# Sms Thread Deletion Bug 1969



## nath5 (Oct 3, 2011)

Hey everyone,

I have searched high and low for a solution to this problem and although I have read of others with this problem no solutions have been proposed. When I delete a thread from go SMS the messages in the thread are deleted but the thread itself remains in the list and the date shows as 1969. Anyone had this problem and been able to fix it. The only way I have found to get riff of the threads is to delete them, then back up and restore my SMS messages. But as soon add I delete a new thread same problem. I would love to squish this bug permanently.

Thanks


----------



## nath5 (Oct 3, 2011)

Here is a screen shot of what is happening.


----------



## blackadept (Jun 13, 2011)

... That's kind of weird, I've never seen that. Is your regular sms have any issues?

Sent from my ADR6425LVW


----------



## nath5 (Oct 3, 2011)

I have the same problem in the stock miui app, as well as the stock CM4DX app.


----------



## nath5 (Oct 3, 2011)

No ideas?


----------



## blackadept (Jun 13, 2011)

Do you have sqlite? If so check the SQL for messaging. Your messages are stored inside the db. If it is not fully deleting the line would still show in there.
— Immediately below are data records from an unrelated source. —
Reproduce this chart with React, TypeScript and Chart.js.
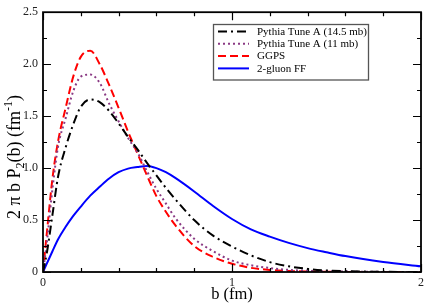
import React, { useEffect, useRef } from "react";
import { Chart, registerables } from "chart.js";

Chart.register(...registerables);

// impact parameter b (fm)
const bValues = [0, 0.02, 0.05, 0.08, 0.12, 0.16, 0.2, 0.25, 0.3, 0.35, 0.4, 0.45, 0.5, 0.55, 0.6, 0.65, 0.7, 0.8, 0.9, 1.0, 1.1, 1.2, 1.3, 1.4, 1.5, 1.6, 1.8, 2.0];

const pythia145 = [0, 0.18, 0.55, 0.92, 1.2, 1.42, 1.59, 1.66, 1.635, 1.55, 1.43, 1.3, 1.18, 1.05, 0.93, 0.81, 0.7, 0.5, 0.35, 0.245, 0.16, 0.095, 0.055, 0.03, 0.015, 0.008, 0.002, 0];
const pythia11 = [0, 0.28, 0.8, 1.21, 1.48, 1.74, 1.88, 1.9, 1.82, 1.62, 1.45, 1.29, 1.15, 0.97, 0.8, 0.66, 0.52, 0.32, 0.2, 0.11, 0.065, 0.038, 0.02, 0.012, 0.007, 0.004, 0.001, 0];
const ggps = [0, 0.37, 0.9, 1.26, 1.58, 1.88, 2.07, 2.13, 2.0, 1.8, 1.58, 1.35, 1.14, 0.93, 0.73, 0.58, 0.45, 0.25, 0.145, 0.08, 0.04, 0.02, 0.01, 0.005, 0.003, 0.001, 0, 0];
const gluonFF = [0, 0.08, 0.2, 0.315, 0.435, 0.54, 0.63, 0.735, 0.82, 0.9, 0.96, 0.995, 1.01, 1.02, 1.0, 0.96, 0.905, 0.775, 0.635, 0.51, 0.41, 0.34, 0.28, 0.23, 0.19, 0.153, 0.097, 0.055];

const seriesLabels = ["Pythia Tune A (14.5 mb)", "Pythia Tune A (11 mb)", "GGPS", "2-gluon FF"];

const xTickValues = [0, 1, 2];
const yTickValues = [0, 0.5, 1, 1.5, 2, 2.5];
const xMinorTicks = [0, 0.2, 0.4, 0.6, 0.8, 1, 1.2, 1.4, 1.6, 1.8, 2];
const yMinorTicks = [0, 0.25, 0.5, 0.75, 1, 1.25, 1.5, 1.75, 2, 2.25, 2.5];

const SERIF = "'Liberation Serif', 'Times New Roman', serif";

const toPoints = (ys: number[]) => bValues.map((b, i) => ({ x: b, y: ys[i] }));

const decorPlugin = {
  id: "decor",
  afterDraw(chart: any) {
    const { ctx, chartArea: ca, scales } = chart;
    const xs = scales.x;
    const ys = scales.y;
    ctx.save();
    // inward ticks
    ctx.strokeStyle = "#000";
    ctx.lineWidth = 1.2;
    ctx.beginPath();
    xMinorTicks.forEach((v) => {
      const px = Math.round(xs.getPixelForValue(v)) + 0.5;
      const len = xTickValues.includes(v) ? 8 : 4;
      ctx.moveTo(px, ca.bottom);
      ctx.lineTo(px, ca.bottom - len);
      ctx.moveTo(px, ca.top);
      ctx.lineTo(px, ca.top + len);
    });
    yMinorTicks.forEach((v) => {
      const py = Math.round(ys.getPixelForValue(v)) + 0.5;
      const len = yTickValues.includes(v) ? 8 : 4;
      ctx.moveTo(ca.left, py);
      ctx.lineTo(ca.left + len, py);
      ctx.moveTo(ca.right, py);
      ctx.lineTo(ca.right - len, py);
    });
    ctx.stroke();
    // frame
    ctx.lineWidth = 1.8;
    ctx.strokeRect(ca.left, ca.top, ca.right - ca.left, ca.bottom - ca.top);

    // legend
    const lx = 213.5, ly = 24.5, lw = 155, lh = 55.5;
    ctx.fillStyle = "#fff";
    ctx.fillRect(lx, ly, lw, lh);
    ctx.strokeStyle = "#555";
    ctx.lineWidth = 1.3;
    ctx.strokeRect(lx, ly, lw, lh);
    chart.data.datasets.forEach((ds: any, i: number) => {
      const yy = 31.5 + i * 12.3;
      ctx.save();
      ctx.strokeStyle = ds.borderColor;
      ctx.lineWidth = ds.borderWidth;
      ctx.setLineDash(ds.borderDash || []);
      ctx.beginPath();
      ctx.moveTo(218, yy);
      ctx.lineTo(249, yy);
      ctx.stroke();
      ctx.restore();
      ctx.fillStyle = "#000";
      ctx.font = `11px ${SERIF}`;
      ctx.textBaseline = "middle";
      ctx.textAlign = "left";
      ctx.fillText(ds.label, 257, yy + 0.5);
    });

    // x axis title
    ctx.fillStyle = "#000";
    ctx.font = `16.5px ${SERIF}`;
    ctx.textAlign = "center";
    ctx.textBaseline = "alphabetic";
    ctx.fillText("b (fm)", (ca.left + ca.right) / 2, 299);

    // y axis title with sub/superscripts
    const big = 18, small = 12;
    const parts: [string, number, number][] = [
      ["2 \u03c0 b P", big, 0],
      ["2", small, 4],
      ["(b) (fm", big, 0],
      ["-1", small, -8],
      [")", big, 0],
    ];
    let total = 0;
    parts.forEach(([t, s]) => {
      ctx.font = `${s}px ${SERIF}`;
      total += ctx.measureText(t).width;
    });
    ctx.translate(19.5, 157);
    ctx.rotate(-Math.PI / 2);
    ctx.textAlign = "left";
    let cx = -total / 2;
    parts.forEach(([t, s, dy]) => {
      ctx.font = `${s}px ${SERIF}`;
      ctx.fillText(t, cx, dy);
      cx += ctx.measureText(t).width;
    });
    ctx.restore();
  },
};

export default function App() {
  const ref = useRef<HTMLCanvasElement | null>(null);
  useEffect(() => {
    if (!ref.current) return;
    const chart = new Chart(ref.current, {
      type: "line",
      data: {
        datasets: [
          { label: seriesLabels[0], data: toPoints(pythia145), borderColor: "#000000", borderWidth: 2, borderDash: [9, 4, 2, 4], pointRadius: 0, cubicInterpolationMode: "monotone", fill: false },
          { label: seriesLabels[1], data: toPoints(pythia11), borderColor: "#8a3a84", borderWidth: 2, borderDash: [2, 3], pointRadius: 0, cubicInterpolationMode: "monotone", fill: false },
          { label: seriesLabels[2], data: toPoints(ggps), borderColor: "#ff0000", borderWidth: 2, borderDash: [8, 4], pointRadius: 0, cubicInterpolationMode: "monotone", fill: false },
          { label: seriesLabels[3], data: toPoints(gluonFF), borderColor: "#0000ff", borderWidth: 2, pointRadius: 0, cubicInterpolationMode: "monotone", fill: false },
        ],
      },
      options: {
        animation: false,
        responsive: false,
        maintainAspectRatio: false,
        layout: { padding: { top: 5, right: 4, left: 0, bottom: 0 } },
        plugins: { legend: { display: false }, tooltip: { enabled: false }, title: { display: false } },
        scales: {
          x: {
            type: "linear",
            min: 0,
            max: 2,
            afterBuildTicks: (s: any) => { s.ticks = xTickValues.map((v) => ({ value: v })); },
            afterFit: (s: any) => { s.height = 31; },
            ticks: { padding: 4, color: "#222", font: { family: SERIF, size: 12 }, maxRotation: 0, autoSkip: false },
            grid: { display: false, drawTicks: false },
            border: { display: false },
          },
          y: {
            type: "linear",
            min: 0,
            max: 2.5,
            afterBuildTicks: (s: any) => { s.ticks = yTickValues.map((v) => ({ value: v })); },
            afterFit: (s: any) => { s.width = 43; },
            ticks: { padding: 5, color: "#222", font: { family: SERIF, size: 12 }, autoSkip: false },
            grid: { display: false, drawTicks: false },
            border: { display: false },
          },
        },
      },
      plugins: [decorPlugin],
    } as any);
    return () => chart.destroy();
  }, []);
  return (
    <div style={{ position: "absolute", left: 0, top: 0, width: 428, height: 303, background: "#fff" }}>
      <canvas ref={ref} width={428} height={303} style={{ display: "block" }} />
    </div>
  );
}
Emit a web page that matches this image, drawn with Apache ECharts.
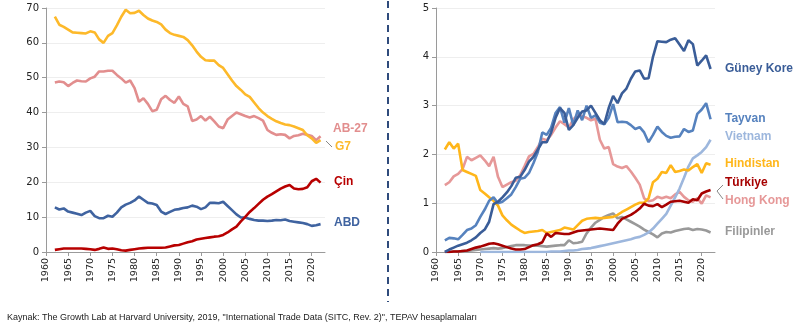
<!DOCTYPE html>
<html>
<head>
<meta charset="utf-8">
<script src="https://cdn.jsdelivr.net/npm/echarts@6/dist/echarts.min.js"></script>
<style>html,body{margin:0;padding:0;background:#fff;}#c{width:800px;height:328px;}</style>
</head>
<body>
<div id="c"></div>
<script>
const years = [1962,1963,1964,1965,1966,1967,1968,1969,1970,1971,1972,1973,1974,1975,1976,1977,1978,1979,1980,1981,1982,1983,1984,1985,1986,1987,1988,1989,1990,1991,1992,1993,1994,1995,1996,1997,1998,1999,2000,2001,2002,2003,2004,2005,2006,2007,2008,2009,2010,2011,2012,2013,2014,2015,2016,2017,2018,2019,2020,2021,2022];
const xTicks = [1960,1965,1970,1975,1980,1985,1990,1995,2000,2005,2010,2015,2020];

// Left panel
const g7 = [67.5,65.2,64.6,63.8,63.0,62.9,62.8,62.7,63.3,63.0,61.0,60.0,62.0,62.8,65.0,67.5,69.5,68.5,68.6,69.2,68.0,67.0,66.4,66.0,65.3,63.8,62.8,62.3,62.0,61.7,60.8,59.3,57.5,56.0,55.0,54.9,54.9,53.6,52.8,51.0,49.2,47.6,46.5,45.2,44.5,42.9,41.3,40.0,39.0,38.2,37.5,37.0,36.6,36.4,36.0,35.5,35.0,33.5,32.6,31.3,32.1];
const ab27 = [48.6,48.9,48.7,47.6,48.5,49.2,49.0,48.9,49.8,50.3,51.8,51.8,52.0,52.0,50.8,49.8,48.6,49.2,47.0,43.1,44.1,42.5,40.4,40.8,43.8,44.8,43.6,42.8,44.6,42.5,41.8,37.6,38.0,39.0,37.7,38.8,37.5,36.0,35.5,38.0,39.0,40.0,39.5,39.0,38.6,39.0,38.4,37.7,35.0,34.2,33.6,33.8,33.6,32.6,33.3,33.5,33.9,33.6,33.3,32.1,33.2];
const cin = [0.6,0.8,1.0,1.0,1.0,1.0,1.0,0.9,0.8,0.6,0.9,1.3,0.9,1.0,0.8,0.5,0.4,0.6,0.8,1.0,1.1,1.2,1.2,1.2,1.2,1.3,1.6,1.9,2.0,2.4,2.8,3.1,3.6,3.8,4.0,4.2,4.4,4.5,4.9,5.6,6.5,7.3,8.8,10.1,11.5,12.6,13.8,15.0,15.9,16.6,17.4,18.2,18.8,19.2,18.2,18.0,18.1,18.6,20.3,21.0,19.9];
const abd = [12.8,12.2,12.5,11.6,11.3,11.0,10.6,11.3,11.8,10.3,9.7,9.7,10.4,10.1,11.3,12.8,13.6,14.1,14.8,15.9,15.0,14.1,13.9,13.5,11.6,10.9,11.5,12.1,12.3,12.6,12.8,13.3,13.0,12.3,12.8,14.1,14.1,14.0,14.4,13.2,12.0,10.8,9.9,9.9,9.5,9.2,9.0,9.0,8.9,9.0,9.2,9.1,9.3,8.9,8.7,8.5,8.3,8.0,7.5,7.7,8.0];
const yTicksLeft = [0,10,20,30,40,50,60,70];

// Right panel
const guneyKore = [0.00,0.05,0.09,0.13,0.16,0.19,0.24,0.30,0.39,0.46,0.62,0.98,1.03,1.12,1.22,1.35,1.52,1.54,1.68,1.85,1.95,2.10,2.25,2.25,2.45,2.75,2.95,2.85,2.50,2.60,2.75,2.88,2.90,3.00,2.85,2.70,2.62,2.95,3.20,3.05,3.25,3.35,3.55,3.70,3.72,3.55,3.56,4.00,4.32,4.31,4.30,4.35,4.38,4.25,4.12,4.34,4.26,3.82,3.92,4.03,3.75];
const tayvan = [0.24,0.29,0.28,0.26,0.35,0.45,0.48,0.55,0.72,0.87,1.05,1.12,1.00,1.03,1.10,1.18,1.33,1.50,1.52,1.62,1.82,2.05,2.45,2.40,2.55,2.85,2.97,2.65,2.95,2.60,2.90,2.70,3.00,2.75,2.80,2.65,2.62,2.75,3.03,2.66,2.67,2.66,2.60,2.52,2.56,2.45,2.25,2.40,2.57,2.46,2.38,2.34,2.36,2.37,2.52,2.46,2.49,2.83,2.92,3.05,2.72];
const vietnam = [null,null,null,null,null,null,null,null,0.00,0.00,0.00,0.00,0.00,0.00,0.00,0.00,0.00,0.00,0.00,0.00,0.00,0.00,0.00,0.00,0.01,0.01,0.01,0.02,0.03,0.03,0.04,0.06,0.07,0.08,0.10,0.12,0.14,0.16,0.18,0.20,0.22,0.24,0.26,0.29,0.31,0.35,0.40,0.48,0.58,0.68,0.78,0.95,1.12,1.30,1.52,1.75,1.92,1.98,2.05,2.15,2.30];
const hindistan = [2.10,2.25,2.12,2.22,1.68,1.64,1.60,1.56,1.27,1.20,1.12,1.05,0.95,0.75,0.65,0.56,0.50,0.44,0.39,0.41,0.42,0.43,0.45,0.39,0.41,0.43,0.45,0.50,0.48,0.46,0.55,0.64,0.68,0.69,0.70,0.69,0.70,0.71,0.72,0.76,0.82,0.87,0.92,0.97,1.01,1.01,1.10,1.43,1.50,1.64,1.62,1.78,1.64,1.66,1.69,1.67,1.74,1.80,1.62,1.82,1.79];
const turkiye = [0.00,0.00,0.01,0.01,0.02,0.03,0.06,0.09,0.11,0.14,0.17,0.18,0.16,0.13,0.10,0.07,0.05,0.05,0.06,0.10,0.14,0.16,0.20,0.38,0.31,0.39,0.38,0.37,0.37,0.40,0.43,0.44,0.45,0.46,0.47,0.48,0.47,0.46,0.45,0.58,0.68,0.72,0.76,0.82,0.89,0.99,0.95,0.94,0.98,0.92,0.97,1.03,1.04,1.05,1.03,1.01,1.08,1.06,1.20,1.24,1.27];
const hongKong = [1.37,1.43,1.55,1.60,1.70,1.95,1.88,1.93,1.98,1.88,1.76,1.95,1.54,1.33,1.38,1.43,1.46,1.57,1.76,1.96,2.01,2.15,2.32,2.29,2.40,2.55,2.68,2.62,2.55,2.72,2.80,2.78,2.75,2.70,2.73,2.30,2.12,2.15,1.80,1.75,1.72,1.76,1.65,1.52,1.38,1.10,1.04,1.06,1.13,1.10,1.13,1.10,1.18,1.23,1.13,1.06,1.03,1.10,0.99,1.16,1.12];
const filipinler = [0.00,0.00,0.01,0.01,0.02,0.02,0.03,0.04,0.05,0.06,0.07,0.08,0.07,0.08,0.10,0.12,0.14,0.14,0.14,0.13,0.13,0.13,0.12,0.11,0.12,0.13,0.14,0.14,0.24,0.18,0.19,0.21,0.38,0.50,0.60,0.66,0.72,0.76,0.79,0.69,0.72,0.67,0.62,0.57,0.52,0.46,0.41,0.36,0.30,0.38,0.41,0.40,0.43,0.45,0.47,0.48,0.45,0.47,0.46,0.44,0.40];
const yTicksRight = [0,1,2,3,4,5];

const sourceText = 'Kaynak: The Growth Lab at Harvard University, 2019, "International Trade Data (SITC, Rev. 2)", TEPAV hesaplamaları';

function pairs(vals){ return years.map((y,i)=>[y, vals[i]]); }

const axisGray = '#9a9a9a';
function xAx(gi){
  return {
    type:'value', gridIndex:gi, min:1960, max:2023,
    axisLine:{show:true, lineStyle:{color:axisGray, width:1}},
    axisTick:{show:true, length:4, lineStyle:{color:axisGray}, customValues:xTicks},
    axisLabel:{rotate:90, margin:6, color:'#222', fontFamily:'DejaVu Sans', fontSize:9.5, customValues:xTicks,
      formatter:v=>String(v)},
    splitLine:{show:false}
  };
}
function yAx(gi, max, interval){
  return {
    type:'value', gridIndex:gi, min:0, max:max, interval:interval,
    axisLine:{show:true, lineStyle:{color:axisGray, width:1}},
    axisTick:{show:true, length:4, lineStyle:{color:axisGray}},
    axisLabel:{margin:7, color:'#222', fontFamily:'DejaVu Sans', fontSize:10, formatter:v=>String(v)},
    splitLine:{show:true, lineStyle:{color:'#eeeeee', width:1}}
  };
}
function line(name, vals, color, xi, z){
  return {name, type:'line', xAxisIndex:xi, yAxisIndex:xi, data:pairs(vals), showSymbol:false, symbol:'none',
    lineStyle:{color, width:2.6}, itemStyle:{color}, z:z||2, animation:false, connectNulls:false};
}
function lbl(x, y, text, color){
  return {type:'text', left:x, top:y-7, style:{text, fill:color, font:'bold 12px "Liberation Sans", Arial, sans-serif'}};
}

const C = {
  g7:'#FDB92A', ab27:'#E28E8E', cin:'#B80000', abd:'#3F63A0',
  kore:'#3A5D98', tayvan:'#5682BE', vietnam:'#9DB7DD', hindistan:'#FFB61A',
  turkiye:'#A60000', hk:'#E69898', fil:'#999999'
};

const chart = echarts.init(document.getElementById('c'), null, {renderer:'canvas'});
chart.setOption({
  animation:false,
  backgroundColor:'#fff',
  grid:[
    {left:46, right:475, top:8, bottom:76},
    {left:436, right:85, top:8, bottom:76}
  ],
  xAxis:[xAx(0), xAx(1)],
  yAxis:[yAx(0,70,10), yAx(1,5,1)],
  series:[
    line('AB-27', ab27, C.ab27, 0, 2),
    line('G7', g7, C.g7, 0, 3),
    line('ABD', abd, C.abd, 0, 3),
    line('Çin', cin, C.cin, 0, 4),
    line('Hong Kong', hongKong, C.hk, 1, 2),
    line('Filipinler', filipinler, C.fil, 1, 2),
    line('Vietnam', vietnam, C.vietnam, 1, 3),
    line('Hindistan', hindistan, C.hindistan, 1, 3),
    line('Türkiye', turkiye, C.turkiye, 1, 4),
    line('Tayvan', tayvan, C.tayvan, 1, 4),
    line('Güney Kore', guneyKore, C.kore, 1, 5)
  ],
  graphic:[
    {type:'line', shape:{x1:388, y1:1, x2:388, y2:302}, style:{stroke:'#2F4B7C', lineWidth:2, lineDash:[7,5]}},
    lbl(333,130,'AB-27',C.ab27),
    lbl(335,148,'G7',C.g7),
    {type:'line', shape:{x1:326, y1:141, x2:332, y2:147}, style:{stroke:'#888', lineWidth:1}},
    lbl(334,183,'Çin',C.cin),
    lbl(334,224,'ABD',C.abd),
    lbl(725,70,'Güney Kore',C.kore),
    lbl(725,120,'Tayvan',C.tayvan),
    lbl(725,138,'Vietnam',C.vietnam),
    lbl(725,165,'Hindistan',C.hindistan),
    lbl(725,184,'Türkiye',C.turkiye),
    lbl(725,202,'Hong Kong',C.hk),
    lbl(725,233,'Filipinler',C.fil),
    {type:'polyline', shape:{points:[[723,185],[717,191],[723,199]]}, style:{stroke:'#888', lineWidth:1, fill:null}},
    {type:'text', left:7, top:313, style:{text:sourceText, fill:'#222', font:'9px "Liberation Sans", Arial, sans-serif'}}
  ]
});
</script>
</body>
</html>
Perhaps its leaving a stampless trace, you should be able to fully delete it within there by deleting the record.

Edit for getting owned by auto correct

Sent from my ADR6425LVW


----------



## nath5 (Oct 3, 2011)

I looked in the database and there are blank lines corresponding to the bad entries, I deleted then which fixed the entries in the messaging app, however as soon as I delete a thread the problem is back.


----------